• **STATED EXERCISE**: Within the entries below, please return exactly the lines from the one with "Emit a Python" through the one with "LOW_SPAN, GAP, UP_SPAN = 265.0, 12.0, 266.0", leaving out any pictures.
======== PROVIDED RECORDS
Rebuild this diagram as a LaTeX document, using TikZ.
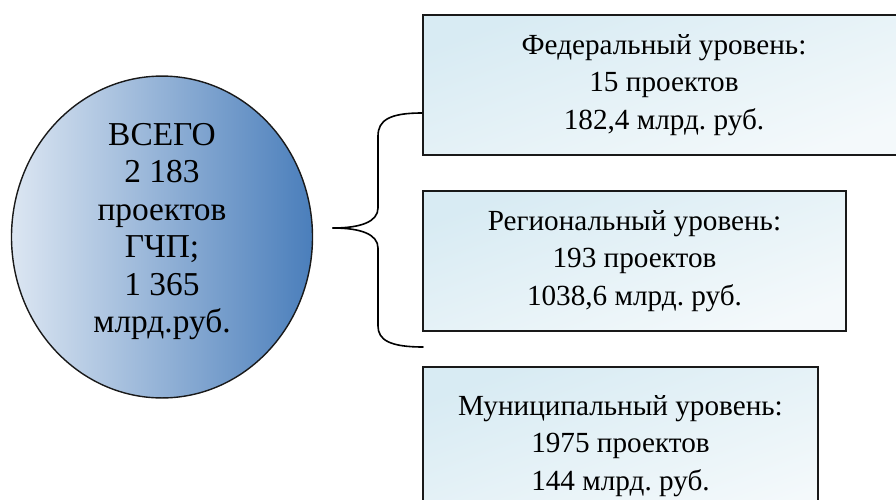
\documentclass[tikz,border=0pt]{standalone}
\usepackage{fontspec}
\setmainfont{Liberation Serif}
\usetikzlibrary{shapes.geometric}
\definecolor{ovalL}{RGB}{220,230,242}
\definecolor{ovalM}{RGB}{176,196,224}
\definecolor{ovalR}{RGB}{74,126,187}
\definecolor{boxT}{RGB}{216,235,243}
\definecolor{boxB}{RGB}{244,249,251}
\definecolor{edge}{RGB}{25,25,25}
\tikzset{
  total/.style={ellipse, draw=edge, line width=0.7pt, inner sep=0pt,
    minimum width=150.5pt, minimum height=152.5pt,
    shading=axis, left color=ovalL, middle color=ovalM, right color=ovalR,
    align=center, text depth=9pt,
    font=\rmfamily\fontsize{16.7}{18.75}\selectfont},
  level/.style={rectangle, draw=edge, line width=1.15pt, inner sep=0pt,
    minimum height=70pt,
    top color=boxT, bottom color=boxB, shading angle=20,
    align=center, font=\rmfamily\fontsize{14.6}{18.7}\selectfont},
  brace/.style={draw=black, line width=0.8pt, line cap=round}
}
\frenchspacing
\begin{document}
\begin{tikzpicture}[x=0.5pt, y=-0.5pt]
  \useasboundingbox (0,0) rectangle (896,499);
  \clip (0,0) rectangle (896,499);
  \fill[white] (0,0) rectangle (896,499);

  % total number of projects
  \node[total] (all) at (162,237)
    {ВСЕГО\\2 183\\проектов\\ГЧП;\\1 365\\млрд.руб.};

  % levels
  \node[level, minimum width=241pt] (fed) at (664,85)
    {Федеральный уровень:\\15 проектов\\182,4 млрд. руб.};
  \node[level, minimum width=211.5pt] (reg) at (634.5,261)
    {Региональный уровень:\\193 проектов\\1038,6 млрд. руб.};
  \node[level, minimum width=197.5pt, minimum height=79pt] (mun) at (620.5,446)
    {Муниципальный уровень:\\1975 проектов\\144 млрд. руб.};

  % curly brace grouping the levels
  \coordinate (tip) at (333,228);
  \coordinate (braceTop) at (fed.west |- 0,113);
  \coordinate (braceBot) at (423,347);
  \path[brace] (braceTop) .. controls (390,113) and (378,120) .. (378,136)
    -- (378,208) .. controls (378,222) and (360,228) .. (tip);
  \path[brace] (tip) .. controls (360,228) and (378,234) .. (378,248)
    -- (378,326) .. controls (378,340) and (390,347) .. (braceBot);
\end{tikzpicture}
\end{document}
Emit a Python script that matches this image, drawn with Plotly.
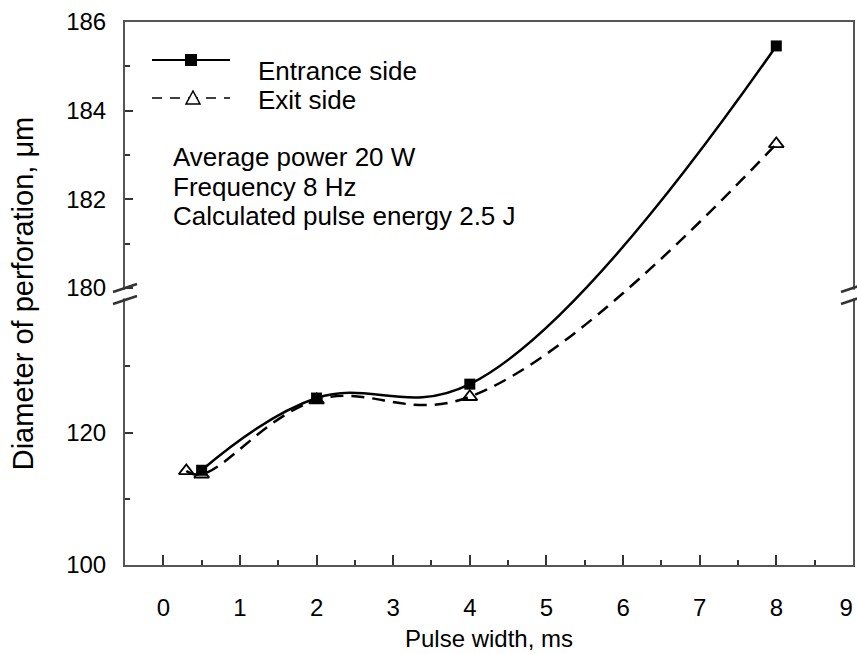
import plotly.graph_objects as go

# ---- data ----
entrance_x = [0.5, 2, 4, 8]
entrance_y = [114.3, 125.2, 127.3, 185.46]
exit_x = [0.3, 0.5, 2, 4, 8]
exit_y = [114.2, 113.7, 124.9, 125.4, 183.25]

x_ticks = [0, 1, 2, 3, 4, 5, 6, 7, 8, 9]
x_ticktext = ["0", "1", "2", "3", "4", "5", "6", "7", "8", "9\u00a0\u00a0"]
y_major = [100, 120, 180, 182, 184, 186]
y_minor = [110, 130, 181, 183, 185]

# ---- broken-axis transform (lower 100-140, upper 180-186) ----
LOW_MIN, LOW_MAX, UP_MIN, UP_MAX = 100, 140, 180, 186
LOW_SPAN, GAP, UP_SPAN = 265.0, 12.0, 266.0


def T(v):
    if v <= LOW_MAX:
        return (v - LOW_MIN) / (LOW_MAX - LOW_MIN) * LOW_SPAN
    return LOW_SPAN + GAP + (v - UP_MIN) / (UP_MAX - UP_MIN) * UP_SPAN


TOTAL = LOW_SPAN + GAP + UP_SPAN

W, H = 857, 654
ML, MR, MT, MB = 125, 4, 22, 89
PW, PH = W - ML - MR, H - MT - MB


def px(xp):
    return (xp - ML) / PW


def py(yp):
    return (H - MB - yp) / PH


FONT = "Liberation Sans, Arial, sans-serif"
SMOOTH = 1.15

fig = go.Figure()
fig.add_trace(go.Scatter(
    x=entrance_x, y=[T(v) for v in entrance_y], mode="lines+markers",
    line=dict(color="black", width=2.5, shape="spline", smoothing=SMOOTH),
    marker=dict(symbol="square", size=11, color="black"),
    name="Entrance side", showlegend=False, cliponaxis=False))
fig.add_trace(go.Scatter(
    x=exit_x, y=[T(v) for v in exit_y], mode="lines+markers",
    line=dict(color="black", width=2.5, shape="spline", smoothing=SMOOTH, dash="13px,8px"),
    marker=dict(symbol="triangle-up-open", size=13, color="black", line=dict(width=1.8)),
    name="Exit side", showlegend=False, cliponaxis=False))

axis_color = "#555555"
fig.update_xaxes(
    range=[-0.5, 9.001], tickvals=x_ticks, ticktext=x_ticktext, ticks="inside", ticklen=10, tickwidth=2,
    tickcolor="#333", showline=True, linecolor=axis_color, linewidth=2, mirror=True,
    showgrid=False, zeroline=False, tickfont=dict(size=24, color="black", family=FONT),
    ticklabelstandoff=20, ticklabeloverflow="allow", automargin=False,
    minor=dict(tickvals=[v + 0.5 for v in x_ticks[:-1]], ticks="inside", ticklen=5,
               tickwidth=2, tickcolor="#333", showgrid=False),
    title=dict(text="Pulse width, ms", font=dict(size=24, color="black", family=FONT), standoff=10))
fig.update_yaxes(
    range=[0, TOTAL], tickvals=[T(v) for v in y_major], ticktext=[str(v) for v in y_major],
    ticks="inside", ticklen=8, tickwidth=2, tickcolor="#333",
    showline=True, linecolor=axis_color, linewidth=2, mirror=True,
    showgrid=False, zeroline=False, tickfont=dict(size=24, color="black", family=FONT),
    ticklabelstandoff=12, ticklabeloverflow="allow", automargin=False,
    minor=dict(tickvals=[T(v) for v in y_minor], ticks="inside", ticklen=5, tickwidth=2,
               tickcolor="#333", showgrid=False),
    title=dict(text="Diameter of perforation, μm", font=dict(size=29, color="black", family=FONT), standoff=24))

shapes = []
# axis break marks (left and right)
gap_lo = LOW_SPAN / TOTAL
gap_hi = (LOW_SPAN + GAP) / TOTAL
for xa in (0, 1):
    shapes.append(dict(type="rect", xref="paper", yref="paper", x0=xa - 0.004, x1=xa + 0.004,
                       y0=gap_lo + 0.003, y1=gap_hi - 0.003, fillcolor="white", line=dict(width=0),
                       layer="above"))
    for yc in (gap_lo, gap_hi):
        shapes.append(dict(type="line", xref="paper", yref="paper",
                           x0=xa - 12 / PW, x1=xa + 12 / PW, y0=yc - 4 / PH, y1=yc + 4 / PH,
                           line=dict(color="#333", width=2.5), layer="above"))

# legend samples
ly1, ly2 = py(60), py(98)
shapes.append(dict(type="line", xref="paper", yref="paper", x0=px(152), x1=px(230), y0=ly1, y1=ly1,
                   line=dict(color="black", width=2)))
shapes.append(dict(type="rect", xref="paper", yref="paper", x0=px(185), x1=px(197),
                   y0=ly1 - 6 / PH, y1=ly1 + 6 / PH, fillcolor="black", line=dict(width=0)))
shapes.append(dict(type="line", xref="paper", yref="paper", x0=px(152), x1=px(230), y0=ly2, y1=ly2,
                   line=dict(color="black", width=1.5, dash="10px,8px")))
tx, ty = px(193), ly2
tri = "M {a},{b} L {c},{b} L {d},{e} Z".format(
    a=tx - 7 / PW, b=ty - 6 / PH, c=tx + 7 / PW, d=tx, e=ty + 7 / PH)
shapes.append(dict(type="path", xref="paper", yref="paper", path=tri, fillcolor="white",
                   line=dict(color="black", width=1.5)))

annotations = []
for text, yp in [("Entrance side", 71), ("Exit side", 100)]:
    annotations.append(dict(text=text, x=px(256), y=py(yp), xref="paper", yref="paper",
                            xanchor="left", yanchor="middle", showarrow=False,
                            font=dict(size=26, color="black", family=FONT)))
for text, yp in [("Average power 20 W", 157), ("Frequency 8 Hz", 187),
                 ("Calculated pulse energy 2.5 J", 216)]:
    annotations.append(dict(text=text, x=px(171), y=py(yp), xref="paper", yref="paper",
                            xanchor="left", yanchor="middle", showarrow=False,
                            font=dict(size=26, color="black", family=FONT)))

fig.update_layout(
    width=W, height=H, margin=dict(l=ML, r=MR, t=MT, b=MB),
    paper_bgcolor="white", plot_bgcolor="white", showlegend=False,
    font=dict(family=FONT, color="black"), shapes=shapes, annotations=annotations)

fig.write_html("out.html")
================
• **TASK RESPONSE**:
Emit a Python script that matches this image, drawn with Plotly.
import plotly.graph_objects as go

# ---- data ----
entrance_x = [0.5, 2, 4, 8]
entrance_y = [114.3, 125.2, 127.3, 185.46]
exit_x = [0.3, 0.5, 2, 4, 8]
exit_y = [114.2, 113.7, 124.9, 125.4, 183.25]

x_ticks = [0, 1, 2, 3, 4, 5, 6, 7, 8, 9]
x_ticktext = ["0", "1", "2", "3", "4", "5", "6", "7", "8", "9\u00a0\u00a0"]
y_major = [100, 120, 180, 182, 184, 186]
y_minor = [110, 130, 181, 183, 185]

# ---- broken-axis transform (lower 100-140, upper 180-186) ----
LOW_MIN, LOW_MAX, UP_MIN, UP_MAX = 100, 140, 180, 186
LOW_SPAN, GAP, UP_SPAN = 265.0, 12.0, 266.0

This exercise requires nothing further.